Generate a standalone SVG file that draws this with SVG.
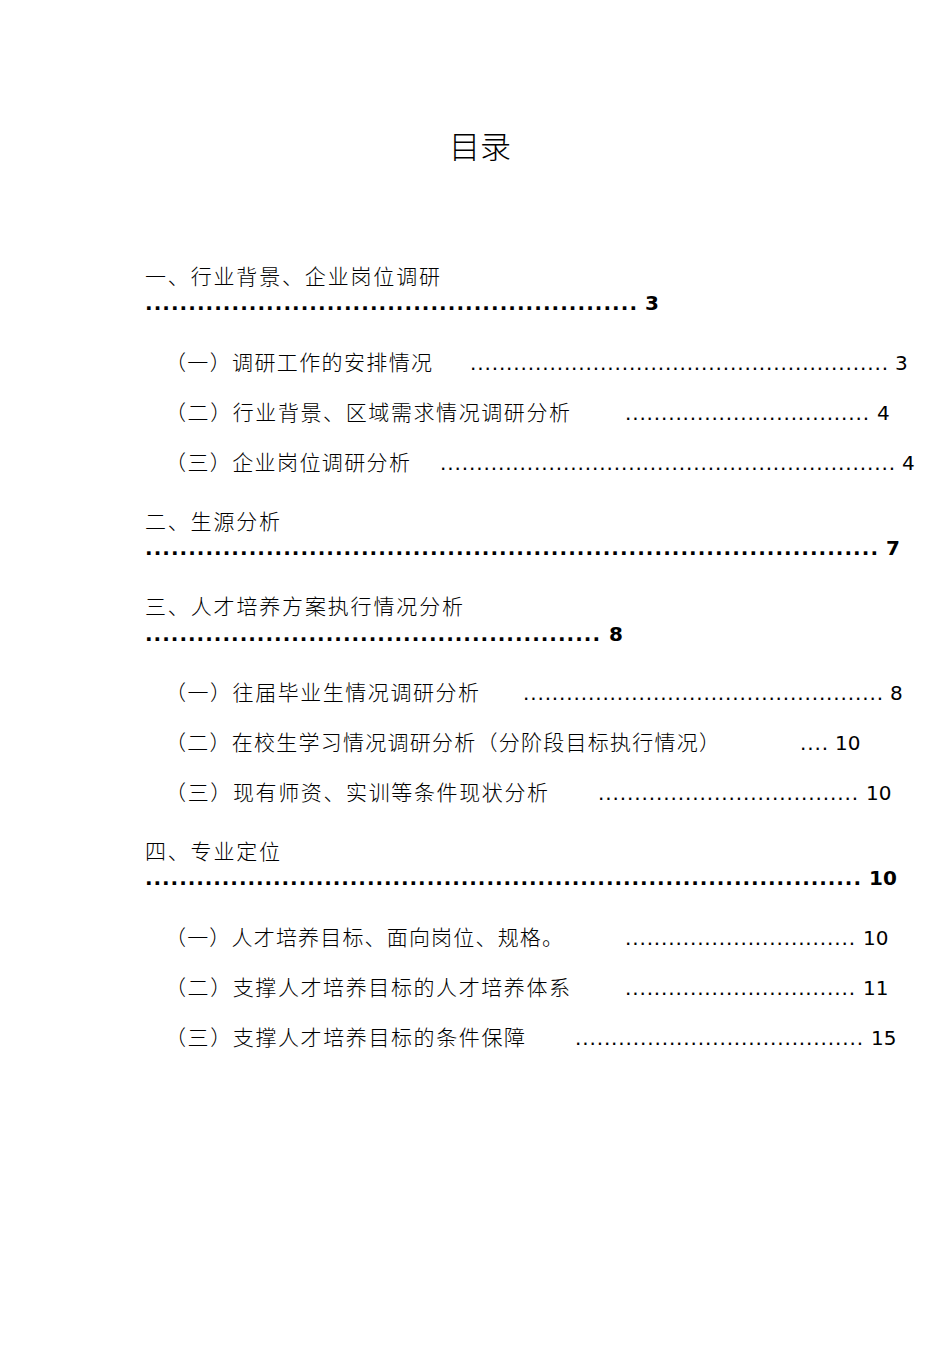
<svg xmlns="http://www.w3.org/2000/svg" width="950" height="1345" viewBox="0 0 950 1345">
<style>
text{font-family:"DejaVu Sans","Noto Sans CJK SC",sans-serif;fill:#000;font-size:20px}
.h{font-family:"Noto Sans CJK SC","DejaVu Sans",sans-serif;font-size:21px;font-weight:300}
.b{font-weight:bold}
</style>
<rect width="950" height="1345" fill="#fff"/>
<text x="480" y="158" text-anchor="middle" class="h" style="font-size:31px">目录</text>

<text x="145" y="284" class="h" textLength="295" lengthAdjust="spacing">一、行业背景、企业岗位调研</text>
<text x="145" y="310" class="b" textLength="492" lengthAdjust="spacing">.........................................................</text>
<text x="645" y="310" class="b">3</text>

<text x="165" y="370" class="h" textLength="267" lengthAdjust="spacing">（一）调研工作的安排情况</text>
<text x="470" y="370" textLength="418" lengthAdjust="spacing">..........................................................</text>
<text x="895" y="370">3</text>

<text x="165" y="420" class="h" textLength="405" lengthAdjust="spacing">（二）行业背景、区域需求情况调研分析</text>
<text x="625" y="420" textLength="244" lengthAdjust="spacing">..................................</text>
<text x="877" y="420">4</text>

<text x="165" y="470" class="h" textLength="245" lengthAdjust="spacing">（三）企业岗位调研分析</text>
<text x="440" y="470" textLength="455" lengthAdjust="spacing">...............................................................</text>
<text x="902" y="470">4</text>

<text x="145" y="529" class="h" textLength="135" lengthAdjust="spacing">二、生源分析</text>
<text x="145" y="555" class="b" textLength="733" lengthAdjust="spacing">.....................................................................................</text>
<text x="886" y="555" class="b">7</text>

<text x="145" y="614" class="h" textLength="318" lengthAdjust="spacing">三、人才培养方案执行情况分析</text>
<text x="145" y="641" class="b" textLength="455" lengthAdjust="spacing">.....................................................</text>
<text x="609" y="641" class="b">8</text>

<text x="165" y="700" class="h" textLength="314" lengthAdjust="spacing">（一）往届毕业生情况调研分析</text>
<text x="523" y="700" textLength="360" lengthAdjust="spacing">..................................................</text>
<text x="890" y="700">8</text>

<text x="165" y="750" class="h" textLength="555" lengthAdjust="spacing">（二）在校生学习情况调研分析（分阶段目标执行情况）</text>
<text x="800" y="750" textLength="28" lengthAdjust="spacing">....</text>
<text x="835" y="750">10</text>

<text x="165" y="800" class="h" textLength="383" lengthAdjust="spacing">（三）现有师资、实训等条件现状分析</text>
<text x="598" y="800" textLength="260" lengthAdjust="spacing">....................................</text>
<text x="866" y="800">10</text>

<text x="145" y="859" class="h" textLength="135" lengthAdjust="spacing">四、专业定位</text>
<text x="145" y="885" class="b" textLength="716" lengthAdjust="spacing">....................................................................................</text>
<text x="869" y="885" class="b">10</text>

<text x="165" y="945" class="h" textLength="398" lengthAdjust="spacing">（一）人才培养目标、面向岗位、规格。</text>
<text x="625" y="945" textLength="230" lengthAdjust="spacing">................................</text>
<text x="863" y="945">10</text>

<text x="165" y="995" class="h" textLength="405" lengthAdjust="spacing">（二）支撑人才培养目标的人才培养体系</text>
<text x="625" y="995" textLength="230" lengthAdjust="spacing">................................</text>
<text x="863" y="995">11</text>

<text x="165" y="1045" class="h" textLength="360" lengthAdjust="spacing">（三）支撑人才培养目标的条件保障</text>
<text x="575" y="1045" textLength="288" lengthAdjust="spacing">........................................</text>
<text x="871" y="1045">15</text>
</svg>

_____

* What is expected
All of the material above should be reproduced exactly, except the pictures.

* Response below
Generate a standalone SVG file that draws this with SVG.
<svg xmlns="http://www.w3.org/2000/svg" width="950" height="1345" viewBox="0 0 950 1345">
<style>
text{font-family:"DejaVu Sans","Noto Sans CJK SC",sans-serif;fill:#000;font-size:20px}
.h{font-family:"Noto Sans CJK SC","DejaVu Sans",sans-serif;font-size:21px;font-weight:300}
.b{font-weight:bold}
</style>
<rect width="950" height="1345" fill="#fff"/>
<text x="480" y="158" text-anchor="middle" class="h" style="font-size:31px">目录</text>

<text x="145" y="284" class="h" textLength="295" lengthAdjust="spacing">一、行业背景、企业岗位调研</text>
<text x="145" y="310" class="b" textLength="492" lengthAdjust="spacing">.........................................................</text>
<text x="645" y="310" class="b">3</text>

<text x="165" y="370" class="h" textLength="267" lengthAdjust="spacing">（一）调研工作的安排情况</text>
<text x="470" y="370" textLength="418" lengthAdjust="spacing">..........................................................</text>
<text x="895" y="370">3</text>

<text x="165" y="420" class="h" textLength="405" lengthAdjust="spacing">（二）行业背景、区域需求情况调研分析</text>
<text x="625" y="420" textLength="244" lengthAdjust="spacing">..................................</text>
<text x="877" y="420">4</text>

<text x="165" y="470" class="h" textLength="245" lengthAdjust="spacing">（三）企业岗位调研分析</text>
<text x="440" y="470" textLength="455" lengthAdjust="spacing">...............................................................</text>
<text x="902" y="470">4</text>

<text x="145" y="529" class="h" textLength="135" lengthAdjust="spacing">二、生源分析</text>
<text x="145" y="555" class="b" textLength="733" lengthAdjust="spacing">.....................................................................................</text>
<text x="886" y="555" class="b">7</text>

<text x="145" y="614" class="h" textLength="318" lengthAdjust="spacing">三、人才培养方案执行情况分析</text>
<text x="145" y="641" class="b" textLength="455" lengthAdjust="spacing">.....................................................</text>
<text x="609" y="641" class="b">8</text>

<text x="165" y="700" class="h" textLength="314" lengthAdjust="spacing">（一）往届毕业生情况调研分析</text>
<text x="523" y="700" textLength="360" lengthAdjust="spacing">..................................................</text>
<text x="890" y="700">8</text>

<text x="165" y="750" class="h" textLength="555" lengthAdjust="spacing">（二）在校生学习情况调研分析（分阶段目标执行情况）</text>
<text x="800" y="750" textLength="28" lengthAdjust="spacing">....</text>
<text x="835" y="750">10</text>

<text x="165" y="800" class="h" textLength="383" lengthAdjust="spacing">（三）现有师资、实训等条件现状分析</text>
<text x="598" y="800" textLength="260" lengthAdjust="spacing">....................................</text>
<text x="866" y="800">10</text>

<text x="145" y="859" class="h" textLength="135" lengthAdjust="spacing">四、专业定位</text>
<text x="145" y="885" class="b" textLength="716" lengthAdjust="spacing">....................................................................................</text>
<text x="869" y="885" class="b">10</text>

<text x="165" y="945" class="h" textLength="398" lengthAdjust="spacing">（一）人才培养目标、面向岗位、规格。</text>
<text x="625" y="945" textLength="230" lengthAdjust="spacing">................................</text>
<text x="863" y="945">10</text>

<text x="165" y="995" class="h" textLength="405" lengthAdjust="spacing">（二）支撑人才培养目标的人才培养体系</text>
<text x="625" y="995" textLength="230" lengthAdjust="spacing">................................</text>
<text x="863" y="995">11</text>

<text x="165" y="1045" class="h" textLength="360" lengthAdjust="spacing">（三）支撑人才培养目标的条件保障</text>
<text x="575" y="1045" textLength="288" lengthAdjust="spacing">........................................</text>
<text x="871" y="1045">15</text>
</svg>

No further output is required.